**DATASET EXTRACT**
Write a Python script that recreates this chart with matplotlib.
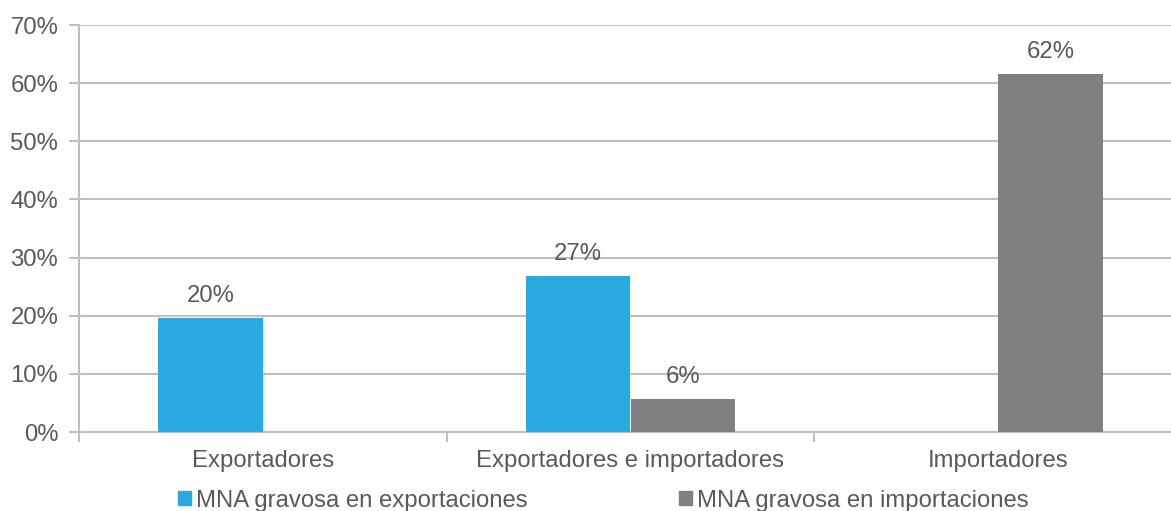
import matplotlib.pyplot as plt
from matplotlib.patches import Patch

categories = ['Exportadores', 'Exportadores e importadores', 'Importadores']
exportaciones = [19.6, 26.8, None]
importaciones = [None, 5.7, 61.6]
series_names = ['MNA gravosa en exportaciones', 'MNA gravosa en importaciones']
yticks = [0, 10, 20, 30, 40, 50, 60, 70]

blue = '#29ABE2'
gray = '#808080'
textColor = '#595959'
gridColor = '#BFBFBF'

plt.rcParams['font.family'] = ['Liberation Sans', 'DejaVu Sans']
plt.rcParams['font.size'] = 17.2

fig = plt.figure(figsize=(11.71, 5.11), dpi=100)
# the axis runs a little past the right edge of the picture, as in the original
ax = fig.add_axes([79 / 1171, 79 / 511, 1103 / 1171, 407 / 511])

w = 0.285
for i, cat in enumerate(categories):
    for vals, color, off in ((exportaciones, blue, -w / 2), (importaciones, gray, w / 2)):
        v = vals[i]
        if v is None:
            continue
        ax.bar(i + off, v, width=w, color=color, linewidth=0, zorder=3)
        ax.text(i + off, v + 1.9, f'{round(v):.0f}%', ha='center', va='bottom',
                color=textColor, zorder=4)

ax.set_xlim(-0.5, 2.5)
ax.set_ylim(0, 70)
ax.set_yticks(yticks)
ax.set_yticklabels([f'{t}%' for t in yticks], color=textColor)
ax.yaxis.grid(True, color=gridColor, linewidth=1.5, zorder=0)

# category labels in the middle, ticks at boundaries
ax.set_xticks([0, 1, 2])
ax.set_xticklabels(categories, color=textColor)
ax.tick_params(axis='x', length=0, pad=13)
ax.set_xticks([-0.5, 0.5, 1.5, 2.5], minor=True)
ax.tick_params(axis='x', which='minor', length=7, color=gridColor, width=1.5)
ax.tick_params(axis='y', length=7, color=gridColor, width=1.5, pad=8)

for s in ['top', 'right']:
    ax.spines[s].set_visible(False)
for s in ['left', 'bottom']:
    ax.spines[s].set_color(gridColor)
    ax.spines[s].set_linewidth(1.5)

handles = [Patch(color=blue), Patch(color=gray)]
fig.legend(handles, series_names, loc='center left', bbox_to_anchor=(178 / 1171, 0.02),
           ncol=2, frameon=False, handlelength=0.54, handleheight=0.54,
           handletextpad=0.2, columnspacing=6.35, labelcolor=textColor,
           borderaxespad=0, borderpad=0)

fig.savefig('out.png', dpi=100)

**TASK**
All of the material above needs to be restated exactly, with no pictures.

**EXERCISE RESULT**
Write a Python script that recreates this chart with matplotlib.
import matplotlib.pyplot as plt
from matplotlib.patches import Patch

categories = ['Exportadores', 'Exportadores e importadores', 'Importadores']
exportaciones = [19.6, 26.8, None]
importaciones = [None, 5.7, 61.6]
series_names = ['MNA gravosa en exportaciones', 'MNA gravosa en importaciones']
yticks = [0, 10, 20, 30, 40, 50, 60, 70]

blue = '#29ABE2'
gray = '#808080'
textColor = '#595959'
gridColor = '#BFBFBF'

plt.rcParams['font.family'] = ['Liberation Sans', 'DejaVu Sans']
plt.rcParams['font.size'] = 17.2

fig = plt.figure(figsize=(11.71, 5.11), dpi=100)
# the axis runs a little past the right edge of the picture, as in the original
ax = fig.add_axes([79 / 1171, 79 / 511, 1103 / 1171, 407 / 511])

w = 0.285
for i, cat in enumerate(categories):
    for vals, color, off in ((exportaciones, blue, -w / 2), (importaciones, gray, w / 2)):
        v = vals[i]
        if v is None:
            continue
        ax.bar(i + off, v, width=w, color=color, linewidth=0, zorder=3)
        ax.text(i + off, v + 1.9, f'{round(v):.0f}%', ha='center', va='bottom',
                color=textColor, zorder=4)

ax.set_xlim(-0.5, 2.5)
ax.set_ylim(0, 70)
ax.set_yticks(yticks)
ax.set_yticklabels([f'{t}%' for t in yticks], color=textColor)
ax.yaxis.grid(True, color=gridColor, linewidth=1.5, zorder=0)

# category labels in the middle, ticks at boundaries
ax.set_xticks([0, 1, 2])
ax.set_xticklabels(categories, color=textColor)
ax.tick_params(axis='x', length=0, pad=13)
ax.set_xticks([-0.5, 0.5, 1.5, 2.5], minor=True)
ax.tick_params(axis='x', which='minor', length=7, color=gridColor, width=1.5)
ax.tick_params(axis='y', length=7, color=gridColor, width=1.5, pad=8)

for s in ['top', 'right']:
    ax.spines[s].set_visible(False)
for s in ['left', 'bottom']:
    ax.spines[s].set_color(gridColor)
    ax.spines[s].set_linewidth(1.5)

handles = [Patch(color=blue), Patch(color=gray)]
fig.legend(handles, series_names, loc='center left', bbox_to_anchor=(178 / 1171, 0.02),
           ncol=2, frameon=False, handlelength=0.54, handleheight=0.54,
           handletextpad=0.2, columnspacing=6.35, labelcolor=textColor,
           borderaxespad=0, borderpad=0)

fig.savefig('out.png', dpi=100)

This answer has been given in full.